Like all English royals who ever lived, Kate Middleton is only as handsome as nature made her—no more, no less. The fact that she has wrinkles under her eyes, that her nose flattens crudely into her forehead, that her chin lacks refinement, that she can only produce a wry smile, and that she is decidedly less than “stunning” has nothing to do with the catastrophic failure of Paul Emsley’s official portrait of her.

In the hands of a competent painter, such attributes would have been exploited as elements of charm, something the Duchess of Cambridge possesses in abundance.

The portrait’s real problem stems from a false modernist concept of realism. Like most of today’s academic realists, Emsley has reduced portraiture to the dead mechanics of the photocopier, the artist’s brush to a toner cartridge. Today’s realist painters are soulless machines, capable of reproducing flesh and wrinkles and strands of hair, but utterly powerless to seize a subject’s essence.

Dead realism and abstraction both turn their backs on reality’s fullness.

“Instead of a portrait, Emsley has produced an overblown mug shot.”

Good taste retired from Albion’s shores at the marriage of Charles Windsor and Diana Spencer—some would say well before then, as far back as the 1950s when Elizabeth II transformed the monarchy into a TV reality show. The English ceased to cultivate the arts when Henry VIII delegitimized his throne by placing it above the one Jesus had given to Peter.

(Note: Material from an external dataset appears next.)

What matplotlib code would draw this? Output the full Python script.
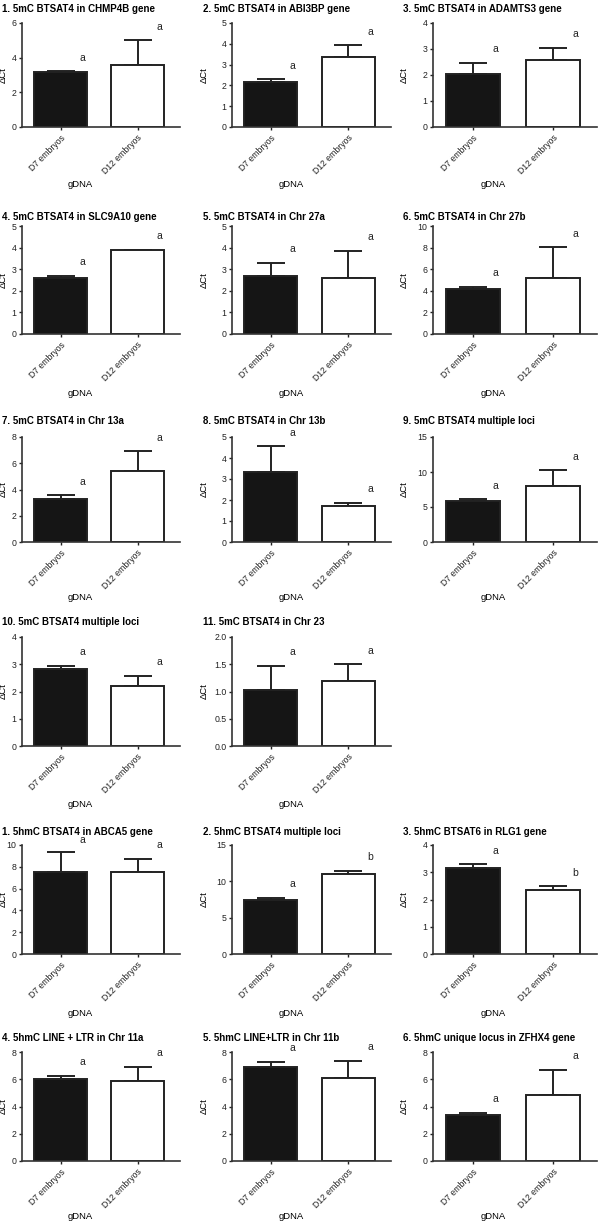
import numpy as np
import matplotlib
matplotlib.use("Agg")
import matplotlib.pyplot as plt

plt.rcParams['font.family'] = ['Liberation Sans', 'DejaVu Sans']

# ---- data ----
titles = ["1. 5mC BTSAT4 in CHMP4B gene", "2. 5mC BTSAT4 in ABI3BP gene",
          "3. 5mC BTSAT4 in ADAMTS3 gene", "4. 5mC BTSAT4 in SLC9A10 gene",
          "5. 5mC BTSAT4 in Chr 27a", "6. 5mC BTSAT4 in Chr 27b",
          "7. 5mC BTSAT4 in Chr 13a", "8. 5mC BTSAT4 in Chr 13b",
          "9. 5mC BTSAT4 multiple loci", "10. 5mC BTSAT4 multiple loci",
          "11. 5mC BTSAT4 in Chr 23",
          "1. 5hmC BTSAT4 in ABCA5 gene", "2. 5hmC BTSAT4 multiple loci",
          "3. 5hmC BTSAT6 in RLG1 gene", "4. 5hmC LINE + LTR in Chr 11a",
          "5. 5hmC LINE+LTR in Chr 11b", "6. 5hmC unique locus in ZFHX4 gene"]
groups = ["D7 embryos", "D12 embryos"]
d7_mean = [3.18, 2.16, 2.04, 2.57, 2.67, 4.15, 3.25, 3.32, 5.9, 2.84, 1.03,
           7.55, 7.45, 3.17, 6.03, 6.88, 3.35]
d7_err = [0.05, 0.13, 0.44, 0.12, 0.64, 0.19, 0.33, 1.23, 0.23, 0.1, 0.44,
          1.78, 0.28, 0.12, 0.24, 0.42, 0.19]
d12_mean = [3.58, 3.38, 2.58, 3.89, 2.58, 5.16, 5.4, 1.72, 7.95, 2.22, 1.19,
            7.5, 10.95, 2.36, 5.85, 6.12, 4.82]
d12_err = [1.42, 0.54, 0.47, 0.0, 1.26, 2.85, 1.5, 0.15, 2.35, 0.35, 0.31,
           1.2, 0.5, 0.12, 1.08, 1.22, 1.86]
ymax = [6, 5, 4, 5, 5, 10, 8, 5, 15, 4, 2.0, 10, 15, 4, 8, 8, 8]
ystep = [2, 1, 1, 1, 1, 2, 2, 1, 5, 1, 0.5, 2, 5, 1, 2, 2, 2]
letter_d7 = ["a"] * 17
letter_d12 = ["a"] * 12 + ["b", "b", "a", "a", "a"]

# ---- layout (pixels) ----
W, H = 600, 1221
row_top = [23, 226, 437, 637, 845, 1052]
row_bot = [127, 334, 542, 746, 954, 1161]
title_y = [9, 217, 421, 622, 832, 1038]
xlab_gap = [53, 55, 51, 54, 55, 51]
col_left = [22, 232, 433]
col_right = [180, 391, 597]
title_x = [2, 203, 403]

fig = plt.figure(figsize=(W / 100, H / 100), dpi=100)
x = np.arange(2)

for i in range(len(titles)):
    if i < 11:
        row, col = i // 3, i % 3
    else:
        row, col = 4 + (i - 11) // 3, (i - 11) % 3
    l, r = col_left[col], col_right[col]
    t, b = row_top[row], row_bot[row]
    ax = fig.add_axes([l / W, 1 - b / H, (r - l) / W, (b - t) / H])

    means = [d7_mean[i], d12_mean[i]]
    errs = [d7_err[i], d12_err[i]]
    ax.bar(x, means, width=0.68, color=["#151515", "white"],
           edgecolor="#222222", linewidth=1.4, zorder=2)
    ax.errorbar(x, means, yerr=[[0, 0], errs], fmt="none", ecolor="#222222",
                elinewidth=1.4, capsize=10, capthick=1.4, zorder=1)

    for k, let in enumerate([letter_d7[i], letter_d12[i]]):
        ly = min(means[k] + errs[k] + 0.08 * ymax[i], ymax[i])
        ax.text(x[k] + 0.28, ly, let, fontsize=7.5, color="#222222",
                ha="center", va="bottom", clip_on=False)

    ax.set_xlim(-0.5, 1.55)
    ax.set_ylim(0, ymax[i])
    ax.set_yticks(np.arange(0, ymax[i] + ystep[i] / 2, ystep[i]))
    if ymax[i] == 2.0:
        ax.set_yticklabels(["%.1f" % v for v in ax.get_yticks()])
    ax.set_xticks(x)
    ax.set_xticklabels(groups, rotation=45, ha="right",
                       rotation_mode="anchor", fontsize=6.2)
    ax.tick_params(axis="y", labelsize=6.3, length=2.5, width=1, pad=1.5,
                   colors="#222222")
    ax.tick_params(axis="x", length=2.5, width=1, pad=2, colors="#222222")
    for s in ["top", "right"]:
        ax.spines[s].set_visible(False)
    for s in ["left", "bottom"]:
        ax.spines[s].set_linewidth(1.2)
        ax.spines[s].set_color("#333333")
    ax.set_ylabel("\u0394Ct", fontsize=6.8)
    ax.yaxis.set_label_coords((title_x[col] + 6 - l) / (r - l), 0.5)
    ax.set_xlabel("gDNA", fontsize=6.8)
    ax.xaxis.set_label_coords(0.37, -xlab_gap[row] / (b - t))

    fig.text(title_x[col] / W, 1 - title_y[row] / H, titles[i],
             fontsize=7, fontweight="bold", ha="left", va="center")

fig.savefig("out.png", dpi=100)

Consider that the black-garbed, grim-faced, and serially divorced Puritans are doctrinally iconoclastic. Art, especially good art, has always been their enemy—witness the desecration of statues at Utrecht during the Beeldenstorm of 1566, the work of hardcore Calvinists who would later spread their proto-communist rot to America’s eastern shores.

Whatever England had of culture after the Reformation has been either borrowed or purchased from the Continent. It is therefore impossible that a modernist such as Emsley should understand the charm of portraiture. For him, the English eighteenth century, with its glorious Gainsborough and affable Reynolds, is a stale museum, not a vibrant school full of useful lessons for portraitists of any age.

Art, the eternal mirror of the human soul, can only reflect modern life’s lack of charm. Emsley’s canvas is essentially empty: He even managed to remove the Kate from his Duchess of Cambridge.

The mere photographic copying of nature cannot make a portrait worth viewing. The best paintings playfully expose their own underlying illusion in a self-conscious manner, as if to say: “Look at me, I am art.” However accurate the brush may become in rendering things real, it must always retain a sense of the human hand that holds it, the personality and genius of the artist, his every gest enshrined in the strokes.